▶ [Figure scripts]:
━━━━━━━━━━━━━━━━━━━━━━━━━━━━━━

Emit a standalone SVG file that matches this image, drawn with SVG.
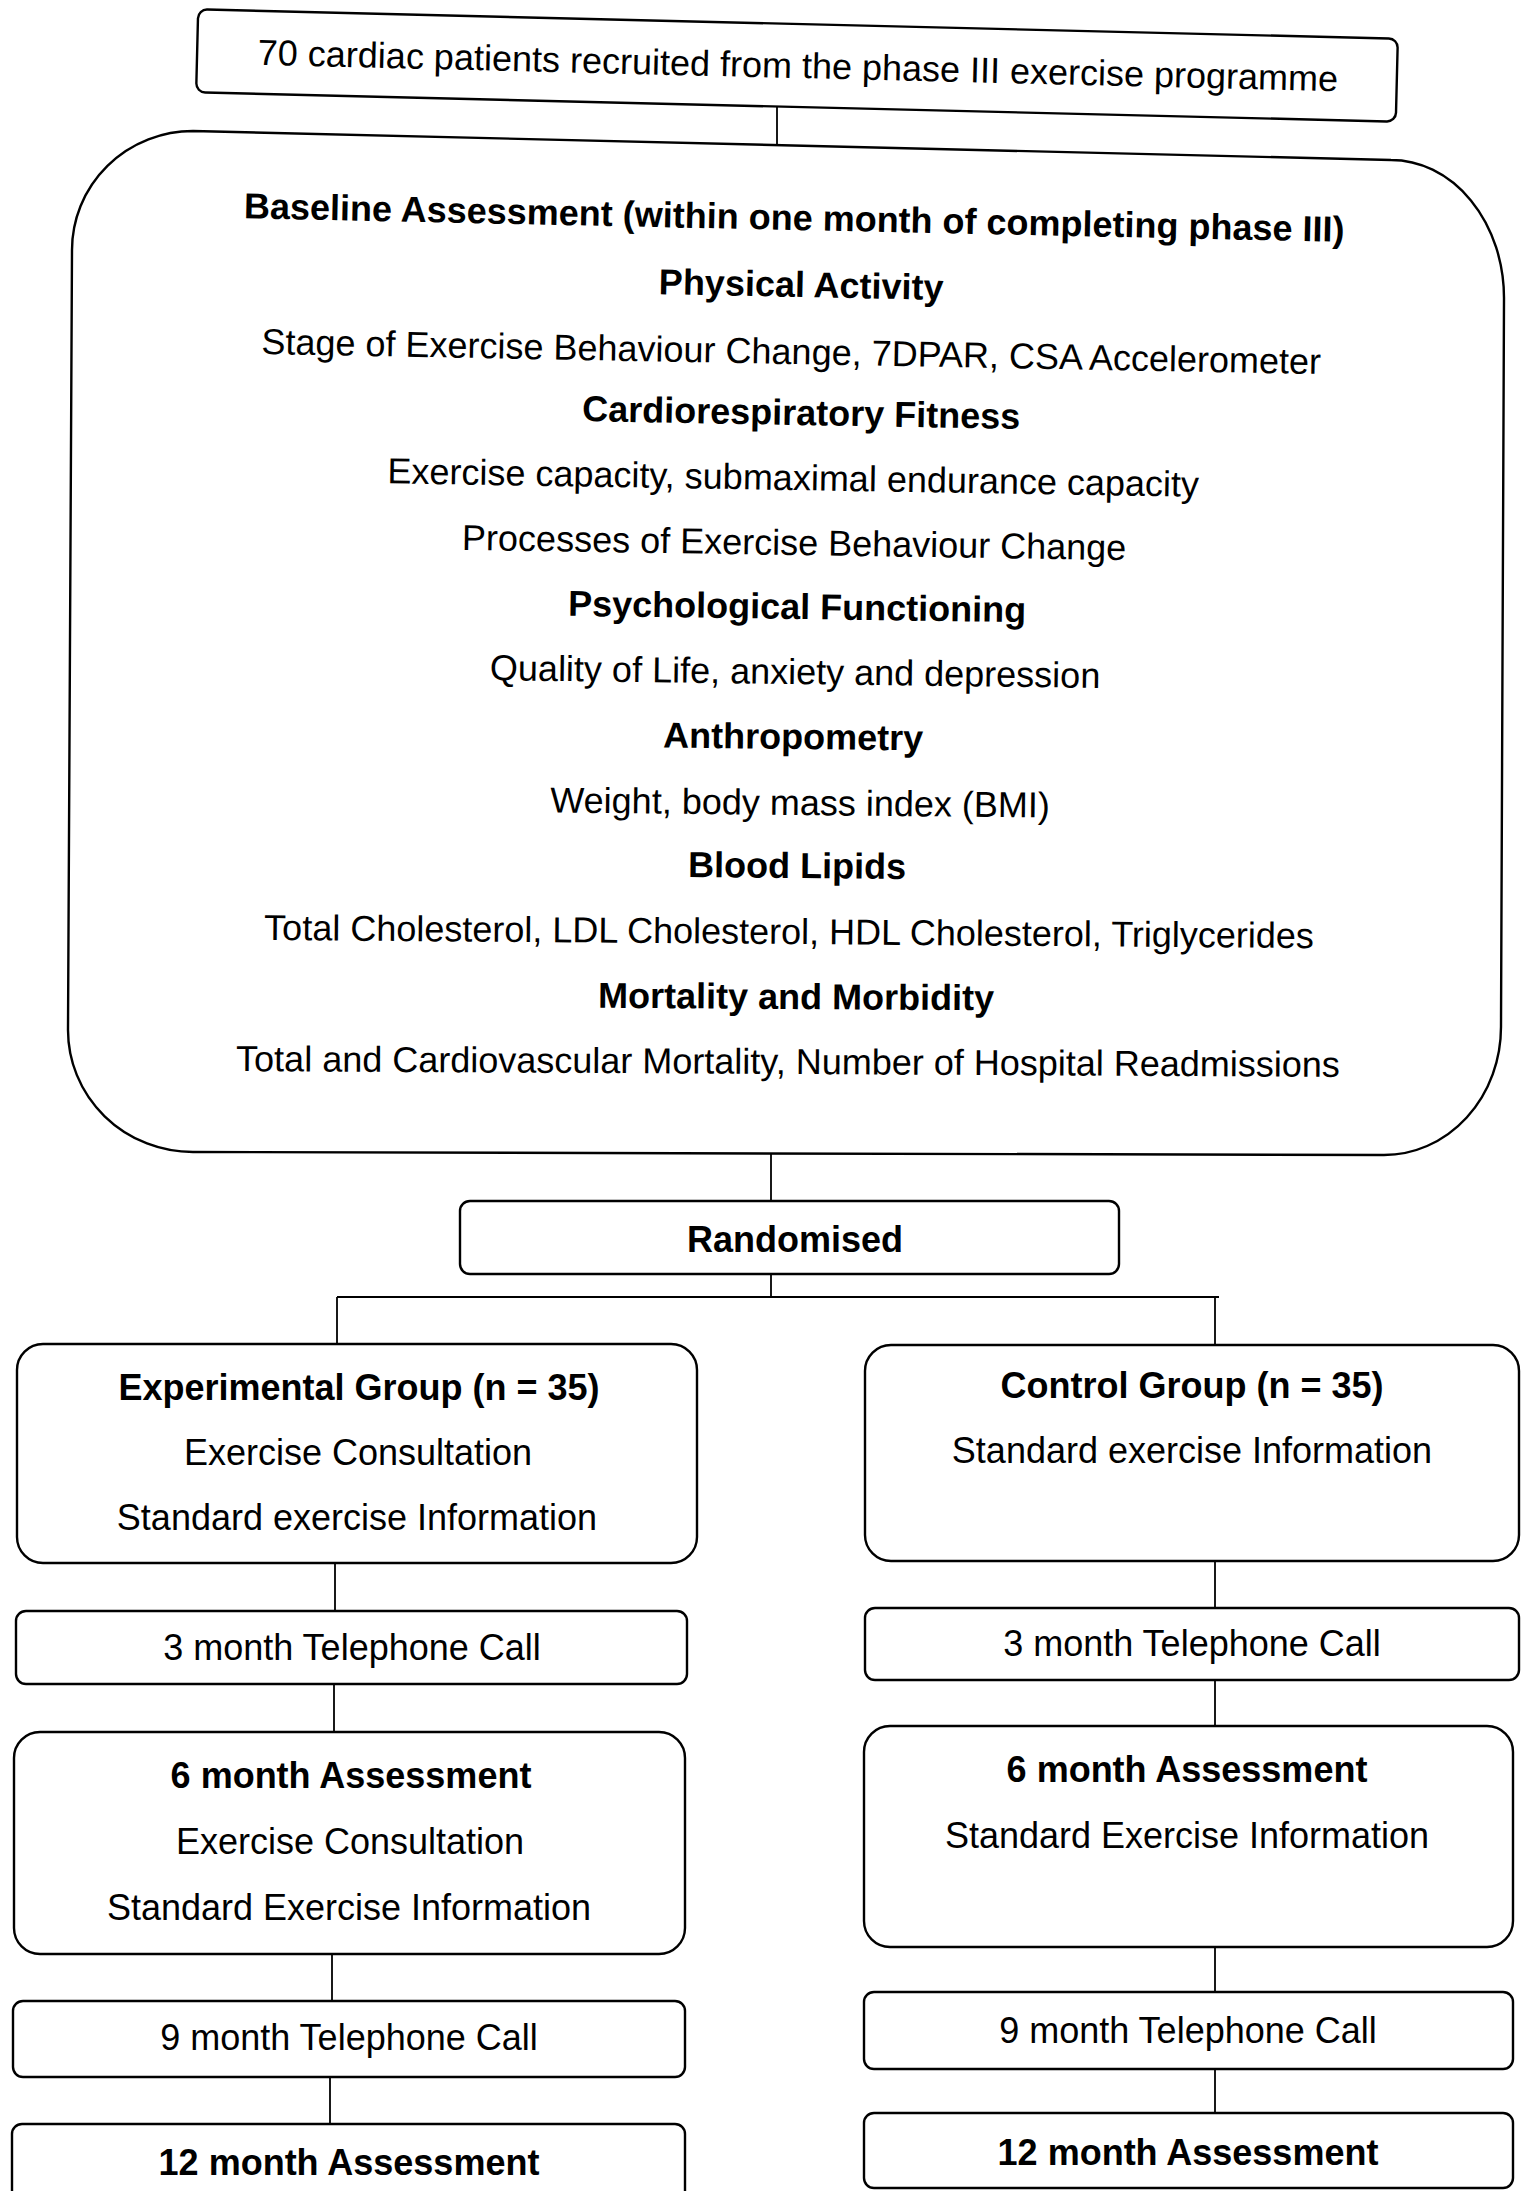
<svg xmlns="http://www.w3.org/2000/svg" width="1524" height="2191" viewBox="0 0 1524 2191">
<style>
.box{fill:#fff;stroke:#000;stroke-width:2.4}
.t{font-family:"Liberation Sans",Arial,sans-serif;font-size:36px;fill:#000;text-anchor:middle}
.b{font-weight:bold}
.c{stroke:#000;stroke-width:1.8;fill:none}
</style>
<rect width="1524" height="2191" fill="#fff"/>
<g id="connectors">
<line class="c" x1="777" y1="106" x2="777" y2="145"/>
<line class="c" x1="771" y1="1153" x2="771" y2="1201"/>
<line class="c" x1="771" y1="1274" x2="771" y2="1297"/>
<line class="c" x1="337" y1="1297" x2="1219" y2="1297"/>
<line class="c" x1="337" y1="1297" x2="337" y2="1344"/>
<line class="c" x1="1215" y1="1297" x2="1215" y2="1345"/>
<line class="c" x1="335" y1="1563" x2="335" y2="1611"/>
<line class="c" x1="1215" y1="1561" x2="1215" y2="1608"/>
<line class="c" x1="334" y1="1684" x2="334" y2="1732"/>
<line class="c" x1="1215" y1="1680" x2="1215" y2="1726"/>
<line class="c" x1="332" y1="1954" x2="332" y2="2001"/>
<line class="c" x1="1215" y1="1947" x2="1215" y2="1992"/>
<line class="c" x1="330" y1="2077" x2="330" y2="2124"/>
<line class="c" x1="1215" y1="2069" x2="1215" y2="2113"/>
</g>
<g id="recruited" transform="rotate(1.4 797 65)">
<rect class="box" x="197" y="24" width="1200" height="83" rx="9"/>
<text class="t" x="798" y="78">70 cardiac patients recruited from the phase III exercise programme</text>
</g>
<g id="baseline">
<path class="box" d="M193,131 L1391,160 A113 138 0 0 1 1504,298 L1501,1027 A117 128 0 0 1 1384,1155 L193,1152 A125 122 0 0 1 68,1030 L72,250 A121 119 0 0 1 193,131 Z"/>
<text class="t b" x="794" y="230" transform="rotate(1.23 794 230)">Baseline Assessment (within one month of completing phase III)</text>
<text class="t b" x="801" y="297" transform="rotate(1.15 801 297)">Physical Activity</text>
<text class="t" x="791" y="364" transform="rotate(1.09 791 364)">Stage of Exercise Behaviour Change, 7DPAR, CSA Accelerometer</text>
<text class="t b" x="801" y="425" transform="rotate(1.02 801 425)">Cardiorespiratory Fitness</text>
<text class="t" x="793" y="490" transform="rotate(0.95 793 490)">Exercise capacity, submaximal endurance capacity</text>
<text class="t" x="794" y="555" transform="rotate(0.88 794 555)">Processes of Exercise Behaviour Change</text>
<text class="t b" x="797" y="619" transform="rotate(0.8 797 619)">Psychological Functioning</text>
<text class="t" x="795" y="684" transform="rotate(0.73 795 684)">Quality of Life, anxiety and depression</text>
<text class="t b" x="793" y="749" transform="rotate(0.66 793 749)">Anthropometry</text>
<text class="t" x="800" y="815" transform="rotate(0.58 800 815)">Weight, body mass index (BMI)</text>
<text class="t b" x="797" y="878" transform="rotate(0.51 797 878)">Blood Lipids</text>
<text class="t" x="789" y="944" transform="rotate(0.44 789 944)">Total Cholesterol, LDL Cholesterol, HDL Cholesterol, Triglycerides</text>
<text class="t b" x="796" y="1009" transform="rotate(0.37 796 1009)">Mortality and Morbidity</text>
<text class="t" x="788" y="1074" transform="rotate(0.3 788 1074)">Total and Cardiovascular Mortality, Number of Hospital Readmissions</text>
</g>
<g id="randomised">
<rect class="box" x="460" y="1201" width="659" height="73" rx="10"/>
<text class="t b" x="795" y="1252">Randomised</text>
</g>
<g id="experimental">
<rect class="box" x="17" y="1344" width="680" height="219" rx="26"/>
<text class="t b" x="359" y="1400">Experimental Group (n = 35)</text>
<text class="t" x="358" y="1465">Exercise Consultation</text>
<text class="t" x="357" y="1530">Standard exercise Information</text>
</g>
<g id="control">
<rect class="box" x="865" y="1345" width="654" height="216" rx="26"/>
<text class="t b" x="1192" y="1398">Control Group (n = 35)</text>
<text class="t" x="1192" y="1463">Standard exercise Information</text>
</g>
<g id="exp-3m">
<rect class="box" x="16" y="1611" width="671" height="73" rx="10"/>
<text class="t" x="352" y="1660">3 month Telephone Call</text>
</g>
<g id="ctl-3m">
<rect class="box" x="865" y="1608" width="654" height="72" rx="10"/>
<text class="t" x="1192" y="1656">3 month Telephone Call</text>
</g>
<g id="exp-6m">
<rect class="box" x="14" y="1732" width="671" height="222" rx="26"/>
<text class="t b" x="351" y="1788">6 month Assessment</text>
<text class="t" x="350" y="1854">Exercise Consultation</text>
<text class="t" x="349" y="1920">Standard Exercise Information</text>
</g>
<g id="ctl-6m">
<rect class="box" x="864" y="1726" width="649" height="221" rx="26"/>
<text class="t b" x="1187" y="1782">6 month Assessment</text>
<text class="t" x="1187" y="1848">Standard Exercise Information</text>
</g>
<g id="exp-9m">
<rect class="box" x="13" y="2001" width="672" height="76" rx="10"/>
<text class="t" x="349" y="2050">9 month Telephone Call</text>
</g>
<g id="ctl-9m">
<rect class="box" x="864" y="1992" width="649" height="77" rx="10"/>
<text class="t" x="1188" y="2043">9 month Telephone Call</text>
</g>
<g id="exp-12m">
<rect class="box" x="12" y="2124" width="673" height="100" rx="10"/>
<text class="t b" x="349" y="2175">12 month Assessment</text>
</g>
<g id="ctl-12m">
<rect class="box" x="864" y="2113" width="649" height="75" rx="10"/>
<text class="t b" x="1188" y="2165">12 month Assessment</text>
</g>
</svg>
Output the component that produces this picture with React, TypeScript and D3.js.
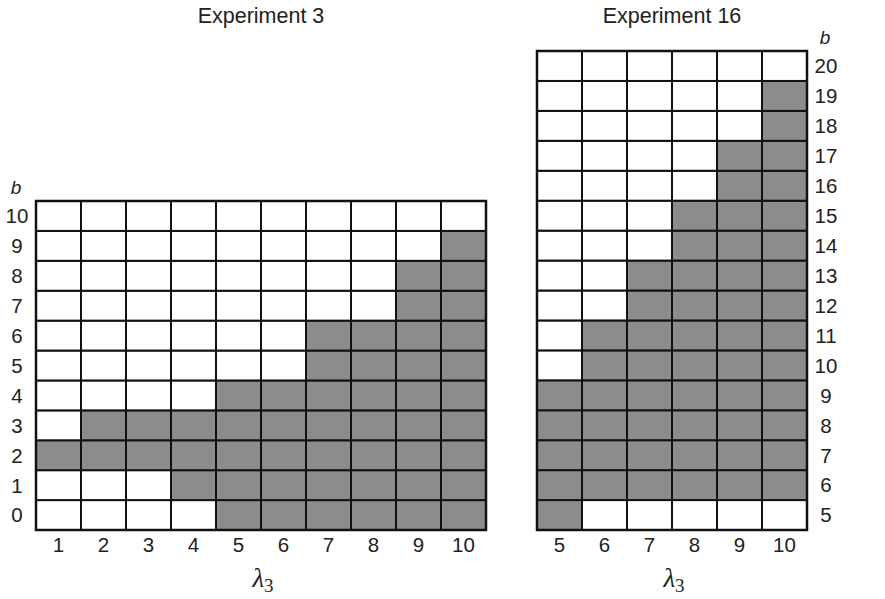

━━━━━━━━━━━━━━━━━━━━━━━━━━━━━━

▶ [Requirement]:
Leave out the pictures and reproduce the rest of the listing exactly.

▶ [Task solution]:
Emit a standalone SVG file that matches this image, drawn with SVG.
<svg xmlns="http://www.w3.org/2000/svg" width="1524" height="2191" viewBox="0 0 1524 2191">
<style>
.box{fill:#fff;stroke:#000;stroke-width:2.4}
.t{font-family:"Liberation Sans",Arial,sans-serif;font-size:36px;fill:#000;text-anchor:middle}
.b{font-weight:bold}
.c{stroke:#000;stroke-width:1.8;fill:none}
</style>
<rect width="1524" height="2191" fill="#fff"/>
<g id="connectors">
<line class="c" x1="777" y1="106" x2="777" y2="145"/>
<line class="c" x1="771" y1="1153" x2="771" y2="1201"/>
<line class="c" x1="771" y1="1274" x2="771" y2="1297"/>
<line class="c" x1="337" y1="1297" x2="1219" y2="1297"/>
<line class="c" x1="337" y1="1297" x2="337" y2="1344"/>
<line class="c" x1="1215" y1="1297" x2="1215" y2="1345"/>
<line class="c" x1="335" y1="1563" x2="335" y2="1611"/>
<line class="c" x1="1215" y1="1561" x2="1215" y2="1608"/>
<line class="c" x1="334" y1="1684" x2="334" y2="1732"/>
<line class="c" x1="1215" y1="1680" x2="1215" y2="1726"/>
<line class="c" x1="332" y1="1954" x2="332" y2="2001"/>
<line class="c" x1="1215" y1="1947" x2="1215" y2="1992"/>
<line class="c" x1="330" y1="2077" x2="330" y2="2124"/>
<line class="c" x1="1215" y1="2069" x2="1215" y2="2113"/>
</g>
<g id="recruited" transform="rotate(1.4 797 65)">
<rect class="box" x="197" y="24" width="1200" height="83" rx="9"/>
<text class="t" x="798" y="78">70 cardiac patients recruited from the phase III exercise programme</text>
</g>
<g id="baseline">
<path class="box" d="M193,131 L1391,160 A113 138 0 0 1 1504,298 L1501,1027 A117 128 0 0 1 1384,1155 L193,1152 A125 122 0 0 1 68,1030 L72,250 A121 119 0 0 1 193,131 Z"/>
<text class="t b" x="794" y="230" transform="rotate(1.23 794 230)">Baseline Assessment (within one month of completing phase III)</text>
<text class="t b" x="801" y="297" transform="rotate(1.15 801 297)">Physical Activity</text>
<text class="t" x="791" y="364" transform="rotate(1.09 791 364)">Stage of Exercise Behaviour Change, 7DPAR, CSA Accelerometer</text>
<text class="t b" x="801" y="425" transform="rotate(1.02 801 425)">Cardiorespiratory Fitness</text>
<text class="t" x="793" y="490" transform="rotate(0.95 793 490)">Exercise capacity, submaximal endurance capacity</text>
<text class="t" x="794" y="555" transform="rotate(0.88 794 555)">Processes of Exercise Behaviour Change</text>
<text class="t b" x="797" y="619" transform="rotate(0.8 797 619)">Psychological Functioning</text>
<text class="t" x="795" y="684" transform="rotate(0.73 795 684)">Quality of Life, anxiety and depression</text>
<text class="t b" x="793" y="749" transform="rotate(0.66 793 749)">Anthropometry</text>
<text class="t" x="800" y="815" transform="rotate(0.58 800 815)">Weight, body mass index (BMI)</text>
<text class="t b" x="797" y="878" transform="rotate(0.51 797 878)">Blood Lipids</text>
<text class="t" x="789" y="944" transform="rotate(0.44 789 944)">Total Cholesterol, LDL Cholesterol, HDL Cholesterol, Triglycerides</text>
<text class="t b" x="796" y="1009" transform="rotate(0.37 796 1009)">Mortality and Morbidity</text>
<text class="t" x="788" y="1074" transform="rotate(0.3 788 1074)">Total and Cardiovascular Mortality, Number of Hospital Readmissions</text>
</g>
<g id="randomised">
<rect class="box" x="460" y="1201" width="659" height="73" rx="10"/>
<text class="t b" x="795" y="1252">Randomised</text>
</g>
<g id="experimental">
<rect class="box" x="17" y="1344" width="680" height="219" rx="26"/>
<text class="t b" x="359" y="1400">Experimental Group (n = 35)</text>
<text class="t" x="358" y="1465">Exercise Consultation</text>
<text class="t" x="357" y="1530">Standard exercise Information</text>
</g>
<g id="control">
<rect class="box" x="865" y="1345" width="654" height="216" rx="26"/>
<text class="t b" x="1192" y="1398">Control Group (n = 35)</text>
<text class="t" x="1192" y="1463">Standard exercise Information</text>
</g>
<g id="exp-3m">
<rect class="box" x="16" y="1611" width="671" height="73" rx="10"/>
<text class="t" x="352" y="1660">3 month Telephone Call</text>
</g>
<g id="ctl-3m">
<rect class="box" x="865" y="1608" width="654" height="72" rx="10"/>
<text class="t" x="1192" y="1656">3 month Telephone Call</text>
</g>
<g id="exp-6m">
<rect class="box" x="14" y="1732" width="671" height="222" rx="26"/>
<text class="t b" x="351" y="1788">6 month Assessment</text>
<text class="t" x="350" y="1854">Exercise Consultation</text>
<text class="t" x="349" y="1920">Standard Exercise Information</text>
</g>
<g id="ctl-6m">
<rect class="box" x="864" y="1726" width="649" height="221" rx="26"/>
<text class="t b" x="1187" y="1782">6 month Assessment</text>
<text class="t" x="1187" y="1848">Standard Exercise Information</text>
</g>
<g id="exp-9m">
<rect class="box" x="13" y="2001" width="672" height="76" rx="10"/>
<text class="t" x="349" y="2050">9 month Telephone Call</text>
</g>
<g id="ctl-9m">
<rect class="box" x="864" y="1992" width="649" height="77" rx="10"/>
<text class="t" x="1188" y="2043">9 month Telephone Call</text>
</g>
<g id="exp-12m">
<rect class="box" x="12" y="2124" width="673" height="100" rx="10"/>
<text class="t b" x="349" y="2175">12 month Assessment</text>
</g>
<g id="ctl-12m">
<rect class="box" x="864" y="2113" width="649" height="75" rx="10"/>
<text class="t b" x="1188" y="2165">12 month Assessment</text>
</g>
</svg>
Output the component that produces this picture with React, TypeScript and D3.js.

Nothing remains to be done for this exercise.